-- Task prompt --
Take the lines from the head of the listing through the one bearing "import pandas as pd" and copy them exactly, leaving every picture out.

-- Dataset section --
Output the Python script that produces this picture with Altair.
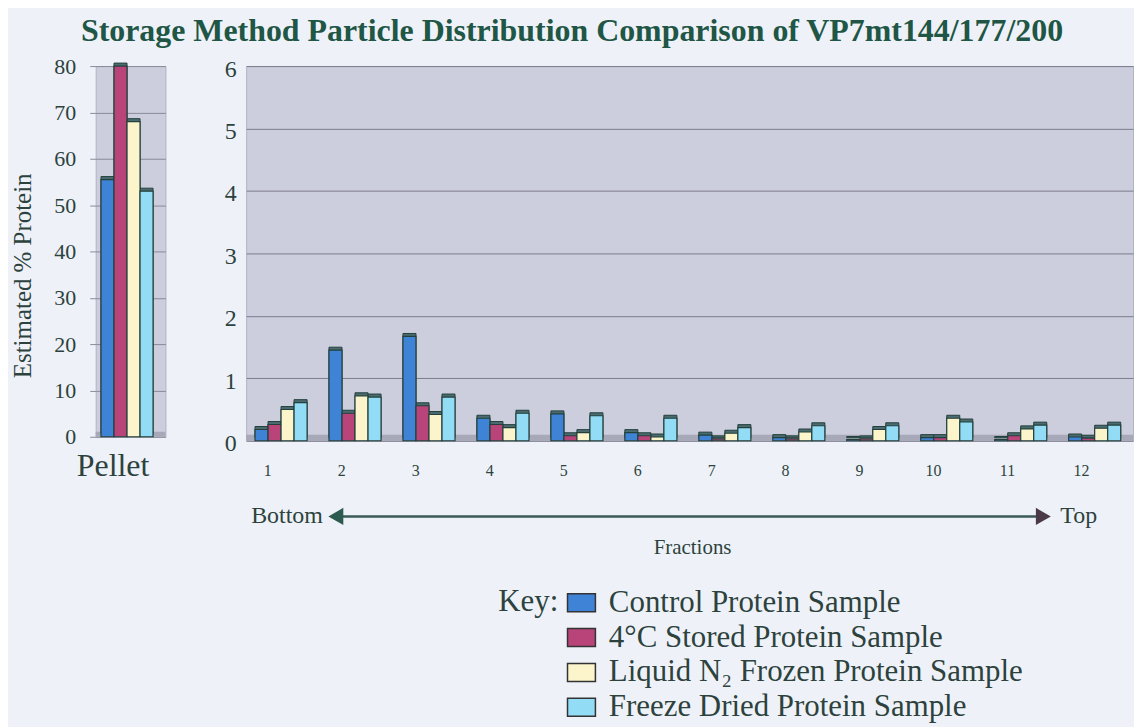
import altair as alt
import pandas as pd

# ---------------- data ----------------
series = [
    "Control Protein Sample",
    "4°C Stored Protein Sample",
    "Liquid N₂ Frozen Protein Sample",
    "Freeze Dried Protein Sample",
]
colors = ["#3f83d6", "#b8447a", "#fcf5cc", "#93dcf6"]

pellet_label = ["Pellet"]
pellet_values = [55.5, 80, 68, 53]

fractions = ["1", "2", "3", "4", "5", "6", "7", "8", "9", "10", "11", "12"]
control = [0.18, 1.45, 1.67, 0.36, 0.43, 0.13, 0.09, 0.05, 0.02, 0.05, 0.02, 0.06]
stored4 = [0.26, 0.44, 0.56, 0.26, 0.08, 0.08, 0.03, 0.03, 0.03, 0.05, 0.08, 0.04]
frozen = [0.50, 0.72, 0.42, 0.21, 0.13, 0.06, 0.12, 0.14, 0.18, 0.36, 0.19, 0.20]
dried = [0.61, 0.70, 0.70, 0.44, 0.40, 0.36, 0.21, 0.24, 0.24, 0.30, 0.25, 0.25]

pellet_df = pd.DataFrame({"cat": pellet_label * 4, "series": series, "value": pellet_values})
rows = []
for s, vals in zip(series, [control, stored4, frozen, dried]):
    for f, v in zip(fractions, vals):
        rows.append({"fraction": f, "series": s, "value": v})
frac_df = pd.DataFrame(rows)
one = pd.DataFrame({"k": [0]})

SERIF = "Liberation Serif"
TXT = "#2d423d"
WALL = "#cccddd"
FLOOR = "#a7a8b8"
EDGE = "#23403b"
DEPTH = "#4b6b70"

color_enc = alt.Color(
    "series:N",
    scale=alt.Scale(domain=series, range=colors),
    legend=alt.Legend(
        title="Key:",
        titleOrient="left",
        titleAnchor="start",
        titleBaseline="top",
        titleFontSize=31,
        titleFont=SERIF,
        titleFontWeight="normal",
        titleColor=TXT,
        titlePadding=7,
        labelFontSize=31,
        labelFont=SERIF,
        labelColor=TXT,
        labelLimit=700,
        labelOffset=12,
        orient="none",
        legendX=404,
        legendY=523,
        symbolType="M-1.4,-0.9H1.4V0.9H-1.4Z",
        symbolSize=400,
        symbolStrokeColor="#333333",
        symbolStrokeWidth=1.5,
        symbolOpacity=1,
        rowPadding=3,
    ),
)

# ---------------- left panel (pellet) ----------------
LW, LH = 70, 372
lx = alt.X(
    "cat:N",
    scale=alt.Scale(paddingInner=0, paddingOuter=0.17, align=0.3),
    axis=alt.Axis(title=None, labelAngle=0, labelFontSize=32, labelFont=SERIF,
                  labelColor=TXT, ticks=False, domain=False, labelPadding=14,
                  labelOffset=-14),
)
ly = alt.Y(
    "value:Q",
    scale=alt.Scale(domain=[0, 80], nice=False),
    axis=alt.Axis(values=list(range(0, 81, 10)), title="Estimated % Protein",
                  titleFontSize=25, titleFont=SERIF, titleFontWeight="normal",
                  titleColor=TXT, titlePadding=14, titleX=-73, titleY=210,
                  titleBaseline="middle", labelFontSize=22,
                  labelFont=SERIF, labelColor=TXT, labelPadding=14,
                  tickSize=6, tickColor="#8a8a9a", domain=False,
                  grid=True, gridColor="#8a8a9a"),
)
lxo = alt.XOffset("series:N", sort=series, scale=alt.Scale(domain=series, paddingInner=0))

left_floor = alt.Chart(one).mark_rect(color=FLOOR).encode(
    x=alt.value(0), x2=alt.value(LW), y=alt.value(LH - 5), y2=alt.value(LH)
)
left_depth = alt.Chart(pellet_df).mark_bar(xOffset=4, yOffset=-3, color=DEPTH,
                                           stroke=EDGE, strokeWidth=1).encode(
    x=lx, xOffset=lxo, y=ly
)
left_bars = alt.Chart(pellet_df).mark_bar(stroke=EDGE, strokeWidth=1.2).encode(
    x=lx, xOffset=lxo, y=ly, color=color_enc
)
left = alt.layer(left_floor, left_depth, left_bars).properties(width=LW, height=LH)

# ---------------- right panel (fractions) ----------------
RW, RH = 890, 376
rx = alt.X(
    "fraction:N",
    sort=fractions,
    scale=alt.Scale(domain=fractions, paddingInner=0.25, paddingOuter=0.12),
    axis=alt.Axis(title=None, labelAngle=0, labelFontSize=16, labelFont=SERIF,
                  labelColor=TXT, ticks=False, domain=False, labelPadding=22,
                  labelOffset=-15),
)
ry = alt.Y(
    "value:Q",
    scale=alt.Scale(domain=[0, 6], nice=False),
    axis=alt.Axis(values=[0, 1, 2, 3, 4, 5, 6], title=None, labelFontSize=24,
                  labelFont=SERIF, labelColor=TXT, labelPadding=10, labelOffset=3,
                  ticks=False, domain=False, grid=True, gridColor="#7c7c8c"),
)
rxo = alt.XOffset("series:N", sort=series, scale=alt.Scale(domain=series, paddingInner=0))

right_floor = alt.Chart(one).mark_rect(color=FLOOR).encode(
    x=alt.value(0), x2=alt.value(RW), y=alt.value(RH - 6), y2=alt.value(RH)
)
right_depth = alt.Chart(frac_df).mark_bar(xOffset=4, yOffset=-3, color=DEPTH,
                                          stroke=EDGE, strokeWidth=1).encode(
    x=rx, xOffset=rxo, y=ry
)
right_bars = alt.Chart(frac_df).mark_bar(stroke=EDGE, strokeWidth=1.2).encode(
    x=rx, xOffset=rxo, y=ry, color=color_enc
)

AY = 452
arrow_line = alt.Chart(one).mark_rule(color="#3a5a55", strokeWidth=2.5).encode(
    x=alt.value(92), x2=alt.value(795), y=alt.value(AY)
)
arrow_left = alt.Chart(one).mark_point(shape="triangle-left", filled=True, size=300,
                                       color="#2c5a4e", opacity=1).encode(
    x=alt.value(90), y=alt.value(AY)
)
arrow_right = alt.Chart(one).mark_point(shape="triangle-right", filled=True, size=300,
                                        color="#4a3a48", opacity=1).encode(
    x=alt.value(800), y=alt.value(AY)
)
txt_bottom = alt.Chart(one).mark_text(text="Bottom", align="right", baseline="middle",
                                      font=SERIF, fontSize=24, color=TXT).encode(
    x=alt.value(77), y=alt.value(AY)
)
txt_top = alt.Chart(one).mark_text(text="Top", align="left", baseline="middle",
                                   font=SERIF, fontSize=24, color=TXT).encode(
    x=alt.value(817), y=alt.value(AY)
)
txt_frac = alt.Chart(one).mark_text(text="Fractions", align="center", baseline="middle",
                                    font=SERIF, fontSize=21, color=TXT).encode(
    x=alt.value(448), y=alt.value(484)
)

right = alt.layer(right_floor, right_depth, right_bars, arrow_line, arrow_left,
                  arrow_right, txt_bottom, txt_top, txt_frac).properties(width=RW, height=RH)

chart = (
    alt.hconcat(left, right, spacing=57)
    .properties(
        title=alt.TitleParams(
            "Storage Method Particle Distribution Comparison of VP7mt144/177/200",
            font=SERIF, fontSize=32, fontWeight="bold", color="#1f5646",
            anchor="middle", offset=7,
        ),
        background="#eef2f8",
        padding={"left": 2, "top": 5, "right": 0, "bottom": 5},
    )
    .configure_view(fill=WALL, stroke="#b2b3c4")
)

chart.save("out.html", embed_options={"renderer": "svg", "actions": False})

-- Response to this task --
Output the Python script that produces this picture with Altair.
import altair as alt
import pandas as pd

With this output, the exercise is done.